[Start]
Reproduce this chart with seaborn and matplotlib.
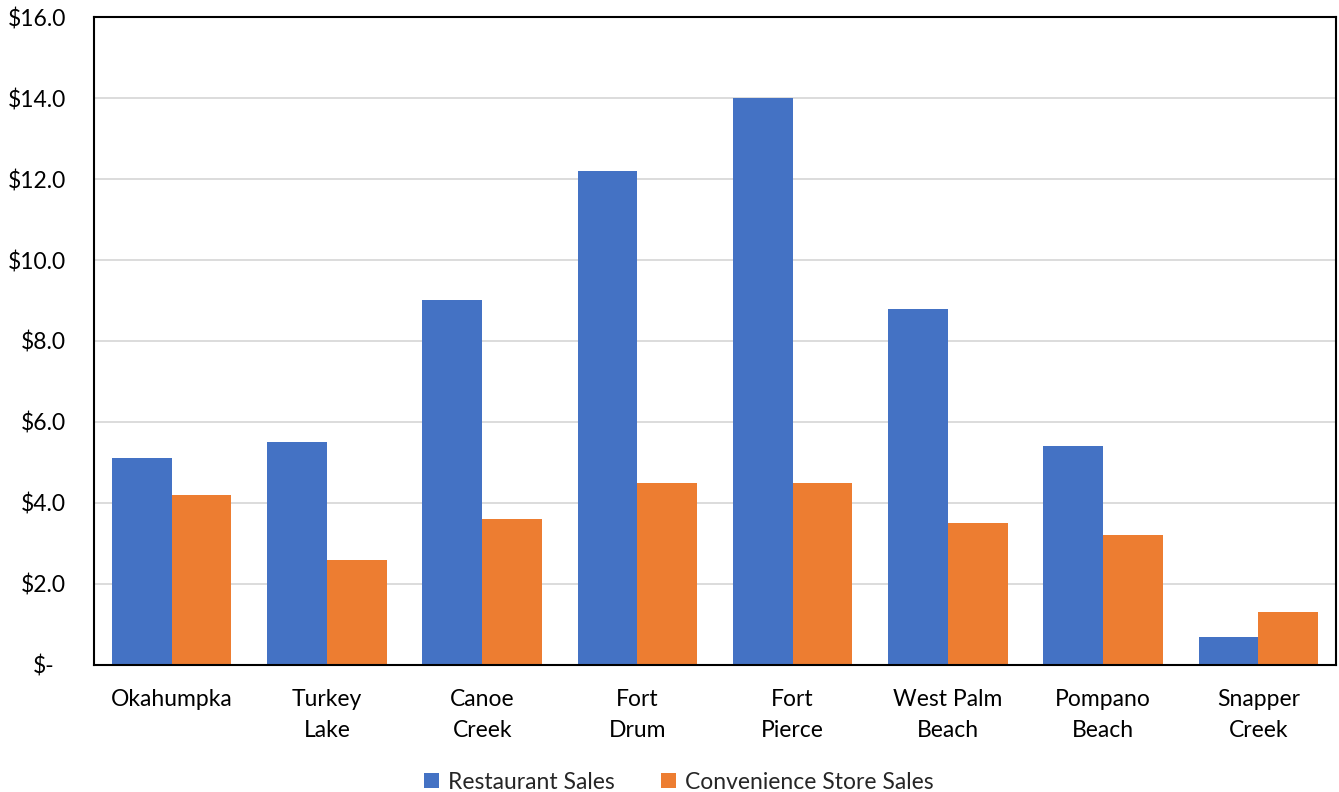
import matplotlib
matplotlib.use("Agg")
import matplotlib.pyplot as plt
import matplotlib.transforms as mtransforms
from matplotlib.patches import Patch
import seaborn as sns
import pandas as pd

categories = ["Okahumpka", "Turkey\nLake", "Canoe\nCreek", "Fort\nDrum", "Fort\nPierce",
              "West Palm\nBeach", "Pompano\nBeach", "Snapper\nCreek"]
restaurant_sales = [5.1, 5.5, 9.0, 12.2, 14.0, 8.8, 5.4, 0.7]
convenience_sales = [4.2, 2.6, 3.6, 4.5, 4.5, 3.5, 3.2, 1.3]
series_names = ["Restaurant Sales", "Convenience Store Sales"]
colors = ["#4472C4", "#ED7D31"]
y_ticks = [0, 2, 4, 6, 8, 10, 12, 14, 16]
y_tick_labels = ["$-", "$2.0", "$4.0", "$6.0", "$8.0", "$10.0", "$12.0", "$14.0", "$16.0"]

df = pd.DataFrame({
    "Location": categories * 2,
    "Series": [series_names[0]] * len(categories) + [series_names[1]] * len(categories),
    "Value": restaurant_sales + convenience_sales,
})

sns.set_style("white")
plt.rcParams["font.family"] = ["Lato", "DejaVu Sans"]

fig = plt.figure(figsize=(13.39, 7.92), dpi=100)
ax = fig.add_axes([0.0702, 0.1604, 0.9276, 0.8181])

sns.barplot(data=df, x="Location", y="Value", hue="Series", palette=colors,
            width=0.77, gap=0, saturation=1, ax=ax, legend=False, errorbar=None,
            linewidth=0)

FS = 16.5
ax.set_ylim(0, 16)
ax.set_xlim(-0.5, len(categories) - 0.5)
ax.set_yticks(y_ticks)
ax.set_yticklabels(y_tick_labels)
ax.set_xlabel("")
ax.set_ylabel("")
ax.yaxis.grid(True, color="#D9D9D9", linewidth=1.3)
ax.set_axisbelow(True)
for s in ax.spines.values():
    s.set_visible(True)
    s.set_color("black")
    s.set_linewidth(1.5)

ax.tick_params(axis="y", length=0, pad=20, labelsize=FS, colors="black")
ax.tick_params(axis="x", length=0, pad=17.5, labelsize=FS, colors="black")
for lbl in ax.get_xticklabels():
    lbl.set_linespacing(1.55)

# offset "$-" label like accounting format
zero_lbl = ax.get_yticklabels()[0]
zero_lbl.set_transform(zero_lbl.get_transform() +
                       mtransforms.ScaledTranslation(-12 / 100, 0, fig.dpi_scale_trans))

handles = [Patch(facecolor=c, edgecolor="none") for c in colors]
fig.legend(handles, series_names, loc="lower center", bbox_to_anchor=(0.507, -0.027),
           ncol=2, frameon=False, fontsize=FS, handlelength=0.65, handleheight=0.65,
           handletextpad=0.4, columnspacing=2.0)

fig.savefig("out.png", dpi=100)
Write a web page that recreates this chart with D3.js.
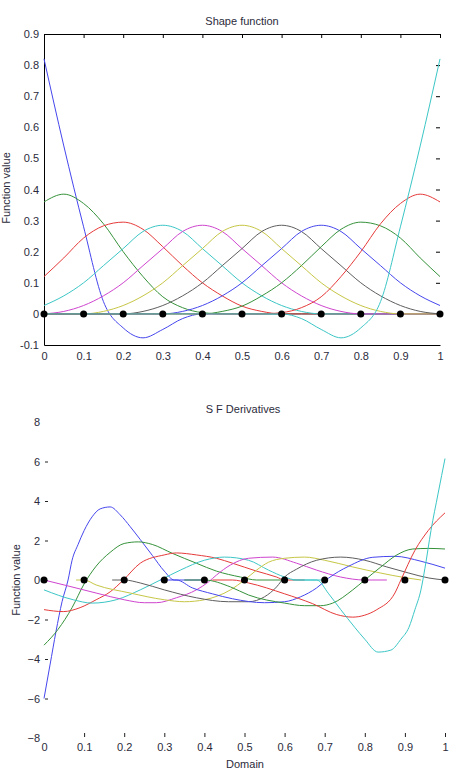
<!DOCTYPE html>
<html>
<head>
<meta charset="utf-8">
<script src="https://cdn.jsdelivr.net/npm/d3@7"></script>
<style>
  body { margin: 0; background: #fff; }
  text { font-family: "Liberation Sans", Arial, sans-serif; fill: #2b2b3b; }
</style>
</head>
<body>
<svg width="457" height="775"></svg>
<script>
// domein punten voor de shape functions
const xs = [0, 0.05, 0.1, 0.15, 0.2, 0.25, 0.3, 0.35, 0.4, 0.45, 0.5, 0.55, 0.6, 0.65, 0.7, 0.75, 0.8, 0.85, 0.9, 0.95, 1]
const nodes = [0, 0.1, 0.2, 0.3, 0.4, 0.5, 0.6, 0.7, 0.8, 0.9, 1]

const sfBlue1 = [0.82, 0.54, 0.28, 0.04, -0.045, -0.077, -0.05, -0.015, 0, 0, 0, 0, 0, 0, 0, 0, 0, 0, 0, 0, 0]
const sfGreen1 = [0.36, 0.385, 0.355, 0.29, 0.2, 0.12, 0.055, 0.02, 0.004, 0, 0, 0, 0, 0, 0, 0, 0, 0, 0, 0, 0]
const sfRed1 = [0.12, 0.18, 0.244, 0.283, 0.295, 0.272, 0.216, 0.155, 0.1, 0.058, 0.025, 0.008, 0, 0, 0, 0, 0, 0, 0, 0, 0]
const sfCyan1 = [0.027, 0.058, 0.1, 0.155, 0.21, 0.265, 0.285, 0.265, 0.21, 0.155, 0.1, 0.058, 0.027, 0.008, 0, 0, 0, 0, 0, 0, 0]
const sfMagenta = [0, 0.008, 0.027, 0.058, 0.1, 0.155, 0.21, 0.265, 0.285, 0.265, 0.21, 0.155, 0.1, 0.058, 0.027, 0.008, 0, 0, 0, 0, 0]
const sfYellow = [0, 0, 0, 0.008, 0.027, 0.058, 0.1, 0.155, 0.21, 0.265, 0.285, 0.265, 0.21, 0.155, 0.1, 0.058, 0.027, 0.008, 0, 0, 0]
const sfGray = [0, 0, 0, 0, 0, 0.008, 0.027, 0.058, 0.1, 0.155, 0.21, 0.265, 0.285, 0.265, 0.21, 0.155, 0.1, 0.058, 0.027, 0.008, 0]
const sfBlue2 = [0, 0, 0, 0, 0, 0, 0, 0.008, 0.027, 0.058, 0.1, 0.155, 0.21, 0.265, 0.285, 0.265, 0.21, 0.155, 0.1, 0.058, 0.027]
const sfGreen2 = [0, 0, 0, 0, 0, 0, 0, 0, 0, 0.008, 0.025, 0.058, 0.1, 0.155, 0.216, 0.272, 0.295, 0.283, 0.244, 0.18, 0.12]
const sfRed2 = [0, 0, 0, 0, 0, 0, 0, 0, 0, 0, 0, 0, 0.004, 0.02, 0.055, 0.12, 0.2, 0.29, 0.355, 0.385, 0.36]
const sfCyan2 = [0, 0, 0, 0, 0, 0, 0, 0, 0, 0, 0, 0, 0, -0.015, -0.05, -0.077, -0.045, 0.04, 0.28, 0.54, 0.82]

// afgeleiden als [x, y] paren
const dBlue1 = [[0, -6.0], [0.015, -4.3], [0.03, -2.6], [0.045, -1.1], [0.06, 0], [0.07, 1.0], [0.085, 1.8], [0.1, 2.5], [0.12, 3.2], [0.14, 3.6], [0.165, 3.7], [0.19, 3.3], [0.215, 2.7], [0.24, 2.05], [0.27, 1.25], [0.3, 0.45], [0.325, 0], [0.4, 0]]
const dGreen1 = [[0, -3.3], [0.035, -2.5], [0.07, -1.4], [0.1, -0.2], [0.13, 0.7], [0.165, 1.4], [0.2, 1.85], [0.235, 1.93], [0.27, 1.8], [0.32, 1.35], [0.38, 0.85], [0.43, 0.45], [0.49, 0.15], [0.53, 0], [0.6, 0]]
const dRed1 = [[0, -1.5], [0.048, -1.6], [0.09, -1.4], [0.13, -1.0], [0.165, -0.6], [0.198, 0], [0.24, 0.85], [0.3, 1.27], [0.33, 1.37], [0.38, 1.27], [0.43, 1.1], [0.47, 0.85], [0.53, 0.45], [0.58, 0.15], [0.6, 0], [0.65, 0]]
const dCyan1 = [[0, -0.5], [0.073, -1.0], [0.12, -1.17], [0.18, -1.0], [0.24, -0.5], [0.29, 0], [0.34, 0.5], [0.4, 1.0], [0.45, 1.16], [0.51, 1.0], [0.56, 0.5], [0.6, 0.15], [0.63, 0], [0.7, 0]]
const dMagenta = [[0, 0], [0.05, -0.25], [0.13, -0.66], [0.2, -1.0], [0.25, -1.15], [0.28, -1.15], [0.33, -0.9], [0.38, -0.5], [0.41, -0.1], [0.43, 0.25], [0.465, 0.76], [0.51, 1.1], [0.57, 1.16], [0.63, 0.85], [0.68, 0.5], [0.74, 0.15], [0.8, 0], [0.855, 0]]
const dYellow = [[0.08, 0], [0.1, 0], [0.13, -0.25], [0.215, -0.66], [0.3, -1.0], [0.35, -1.1], [0.4, -1.0], [0.465, -0.5], [0.5, 0], [0.53, 0.5], [0.56, 0.9], [0.6, 1.1], [0.65, 1.16], [0.7, 1.0], [0.77, 0.66], [0.84, 0.35], [0.9, 0.12], [0.94, 0]]
const dGray = [[0.17, 0], [0.2, 0], [0.24, -0.15], [0.3, -0.5], [0.38, -0.9], [0.46, -1.1], [0.51, -1.1], [0.55, -0.85], [0.58, -0.35], [0.6, 0.15], [0.63, 0.55], [0.68, 1.0], [0.74, 1.16], [0.8, 1.0], [0.855, 0.66], [0.91, 0.35], [0.96, 0.1], [1, 0]]
const dBlue2 = [[0.29, 0], [0.33, 0], [0.37, -0.4], [0.42, -0.7], [0.47, -0.95], [0.55, -1.15], [0.6, -1.1], [0.64, -0.85], [0.68, -0.4], [0.71, 0.1], [0.76, 0.7], [0.82, 1.15], [0.875, 1.2], [0.94, 0.95], [1, 0.6]]
const dGreen2 = [[0.35, 0], [0.4, 0], [0.465, -0.35], [0.51, -0.76], [0.6, -1.17], [0.65, -1.3], [0.69, -1.3], [0.72, -1.17], [0.77, -0.5], [0.8, 0], [0.84, 0.66], [0.88, 1.27], [0.92, 1.57], [0.96, 1.6], [1, 1.57]]
const dRed2 = [[0.42, 0], [0.47, 0], [0.51, -0.15], [0.6, -0.7], [0.67, -1.2], [0.73, -1.75], [0.77, -1.88], [0.8, -1.78], [0.83, -1.5], [0.875, -0.66], [0.89, 0], [0.925, 1.5], [0.958, 2.5], [1, 3.4]]
const dCyan2 = [[0.62, 0], [0.68, 0], [0.71, -0.7], [0.74, -1.5], [0.775, -2.4], [0.8, -3.0], [0.833, -3.65], [0.865, -3.55], [0.89, -3.0], [0.91, -2.4], [0.925, -1.5], [0.94, -0.5], [0.95, 0.6], [0.965, 2.5], [0.983, 4.4], [1, 6.15]]

const colors = ['#4646ee', '#35923a', '#e63a3a', '#3cc6c6', '#cf45cf', '#c6c646', '#5e5e5e', '#4646ee', '#35923a', '#e63a3a', '#3cc6c6']
const shapeSeries = [sfBlue1, sfGreen1, sfRed1, sfCyan1, sfMagenta, sfYellow, sfGray, sfBlue2, sfGreen2, sfRed2, sfCyan2]
const derivSeries = [dBlue1, dGreen1, dRed1, dCyan1, dMagenta, dYellow, dGray, dBlue2, dGreen2, dRed2, dCyan2]

const xTicks = [0, 0.1, 0.2, 0.3, 0.4, 0.5, 0.6, 0.7, 0.8, 0.9, 1]
const yTicksTop = [-0.1, 0, 0.1, 0.2, 0.3, 0.4, 0.5, 0.6, 0.7, 0.8, 0.9]
const yTicksBottom = [-8, -6, -4, -2, 0, 2, 4, 6, 8]

const svg = d3.select('svg')
const width = +svg.attr('width')
const height = +svg.attr('height')

const fmt = d => String(d)

// bovenste grafiek
const renderTop = () => {
    const x = d3.scaleLinear().domain([0, 1]).range([44, 440])
    const y = d3.scaleLinear().domain([-0.1, 0.9]).range([345, 34])

    const g = svg.append('g')

    // assen
    g.append('g').attr('transform', 'translate(44,0)')
        .call(d3.axisLeft(y).tickValues(yTicksTop).tickSize(0).tickSizeOuter(0).tickPadding(5).tickFormat(fmt))
    g.append('g').attr('transform', 'translate(0,345)')
        .call(d3.axisBottom(x).tickValues(xTicks).tickSize(0).tickSizeOuter(0).tickPadding(7).tickFormat(fmt))
    g.append('g').attr('transform', 'translate(0,34)')
        .call(d3.axisTop(x).tickValues(xTicks).tickSize(-4).tickSizeOuter(0).tickFormat(''))
    const right = g.append('g').attr('transform', 'translate(440,0)')
        .call(d3.axisRight(y).tickValues(yTicksTop).tickSize(-4).tickSizeOuter(0).tickFormat(''))
    right.select('.domain').remove()
    g.selectAll('.domain').attr('stroke', '#000')
    g.selectAll('.tick line').attr('stroke', '#000')
    g.selectAll('.tick text').attr('font-size', 11).attr('fill', '#2b2b3b')

    const line = d3.line()
        .x((d, i) => x(xs[i]))
        .y(d => y(d))
        .curve(d3.curveMonotoneX)

    g.selectAll('path.sf').data(shapeSeries)
        .enter()
        .append('path')
            .attr('class', 'sf')
            .attr('d', d => line(d))
            .attr('fill', 'none')
            .attr('stroke', (d, i) => colors[i])
            .attr('stroke-width', 1)

    g.selectAll('circle').data(nodes)
        .enter()
        .append('circle')
            .attr('cx', d => x(d))
            .attr('cy', y(0))
            .attr('r', 3.5)
            .attr('fill', '#000')

    svg.append('text').attr('x', 242).attr('y', 25).attr('text-anchor', 'middle')
        .attr('font-size', 11).text('Shape function')
    svg.append('text').attr('transform', 'translate(10,188) rotate(-90)').attr('text-anchor', 'middle')
        .attr('font-size', 11).text('Function value')
}

// onderste grafiek
const renderBottom = () => {
    const x = d3.scaleLinear().domain([0, 1]).range([44, 445])
    const y = d3.scaleLinear().domain([-8, 8]).range([738, 422])

    const g = svg.append('g')

    const left = g.append('g').attr('transform', 'translate(48,0)')
        .call(d3.axisLeft(y).tickValues(yTicksBottom).tickSize(3).tickSizeOuter(0).tickPadding(5))
    left.select('.domain').remove()
    left.selectAll('.tick').filter(d => d === 8 || d === -8).select('line').remove()

    const bottom = g.append('g').attr('transform', 'translate(0,733)')
        .call(d3.axisBottom(x).tickValues(xTicks).tickSize(4).tickSizeOuter(0).tickPadding(6).tickFormat(fmt))
    bottom.select('.domain').remove()
    bottom.selectAll('.tick').filter(d => d === 0).select('line').remove()

    g.selectAll('.tick line').attr('stroke', '#222')
    g.selectAll('.tick text').attr('font-size', 11).attr('fill', '#2b2b3b')

    const line = d3.line()
        .x(d => x(d[0]))
        .y(d => y(d[1]))
        .curve(d3.curveMonotoneX)

    g.selectAll('path.df').data(derivSeries)
        .enter()
        .append('path')
            .attr('class', 'df')
            .attr('d', d => line(d))
            .attr('fill', 'none')
            .attr('stroke', (d, i) => colors[i])
            .attr('stroke-width', 1)

    g.selectAll('circle').data(nodes)
        .enter()
        .append('circle')
            .attr('cx', d => x(d))
            .attr('cy', y(0))
            .attr('r', 3.5)
            .attr('fill', '#000')

    svg.append('text').attr('x', 243).attr('y', 413).attr('text-anchor', 'middle')
        .attr('font-size', 11).text('S F Derivatives')
    svg.append('text').attr('x', 245).attr('y', 768).attr('text-anchor', 'middle')
        .attr('font-size', 11).text('Domain')
    svg.append('text').attr('transform', 'translate(20,580) rotate(-90)').attr('text-anchor', 'middle')
        .attr('font-size', 11).text('Function value')
}

renderTop()
renderBottom()
</script>
</body>
</html>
[End]
__WRITTEN PROBLEM__:
Only the lines from the top of the records through the line with "lbl.set_linespacing(1.55)" belong in the copy; write them out exactly, leaving out pictures.

__THE COMPLETED TASK__:
Reproduce this chart with seaborn and matplotlib.
import matplotlib
matplotlib.use("Agg")
import matplotlib.pyplot as plt
import matplotlib.transforms as mtransforms
from matplotlib.patches import Patch
import seaborn as sns
import pandas as pd

categories = ["Okahumpka", "Turkey\nLake", "Canoe\nCreek", "Fort\nDrum", "Fort\nPierce",
              "West Palm\nBeach", "Pompano\nBeach", "Snapper\nCreek"]
restaurant_sales = [5.1, 5.5, 9.0, 12.2, 14.0, 8.8, 5.4, 0.7]
convenience_sales = [4.2, 2.6, 3.6, 4.5, 4.5, 3.5, 3.2, 1.3]
series_names = ["Restaurant Sales", "Convenience Store Sales"]
colors = ["#4472C4", "#ED7D31"]
y_ticks = [0, 2, 4, 6, 8, 10, 12, 14, 16]
y_tick_labels = ["$-", "$2.0", "$4.0", "$6.0", "$8.0", "$10.0", "$12.0", "$14.0", "$16.0"]

df = pd.DataFrame({
    "Location": categories * 2,
    "Series": [series_names[0]] * len(categories) + [series_names[1]] * len(categories),
    "Value": restaurant_sales + convenience_sales,
})

sns.set_style("white")
plt.rcParams["font.family"] = ["Lato", "DejaVu Sans"]

fig = plt.figure(figsize=(13.39, 7.92), dpi=100)
ax = fig.add_axes([0.0702, 0.1604, 0.9276, 0.8181])

sns.barplot(data=df, x="Location", y="Value", hue="Series", palette=colors,
            width=0.77, gap=0, saturation=1, ax=ax, legend=False, errorbar=None,
            linewidth=0)

FS = 16.5
ax.set_ylim(0, 16)
ax.set_xlim(-0.5, len(categories) - 0.5)
ax.set_yticks(y_ticks)
ax.set_yticklabels(y_tick_labels)
ax.set_xlabel("")
ax.set_ylabel("")
ax.yaxis.grid(True, color="#D9D9D9", linewidth=1.3)
ax.set_axisbelow(True)
for s in ax.spines.values():
    s.set_visible(True)
    s.set_color("black")
    s.set_linewidth(1.5)

ax.tick_params(axis="y", length=0, pad=20, labelsize=FS, colors="black")
ax.tick_params(axis="x", length=0, pad=17.5, labelsize=FS, colors="black")
for lbl in ax.get_xticklabels():
    lbl.set_linespacing(1.55)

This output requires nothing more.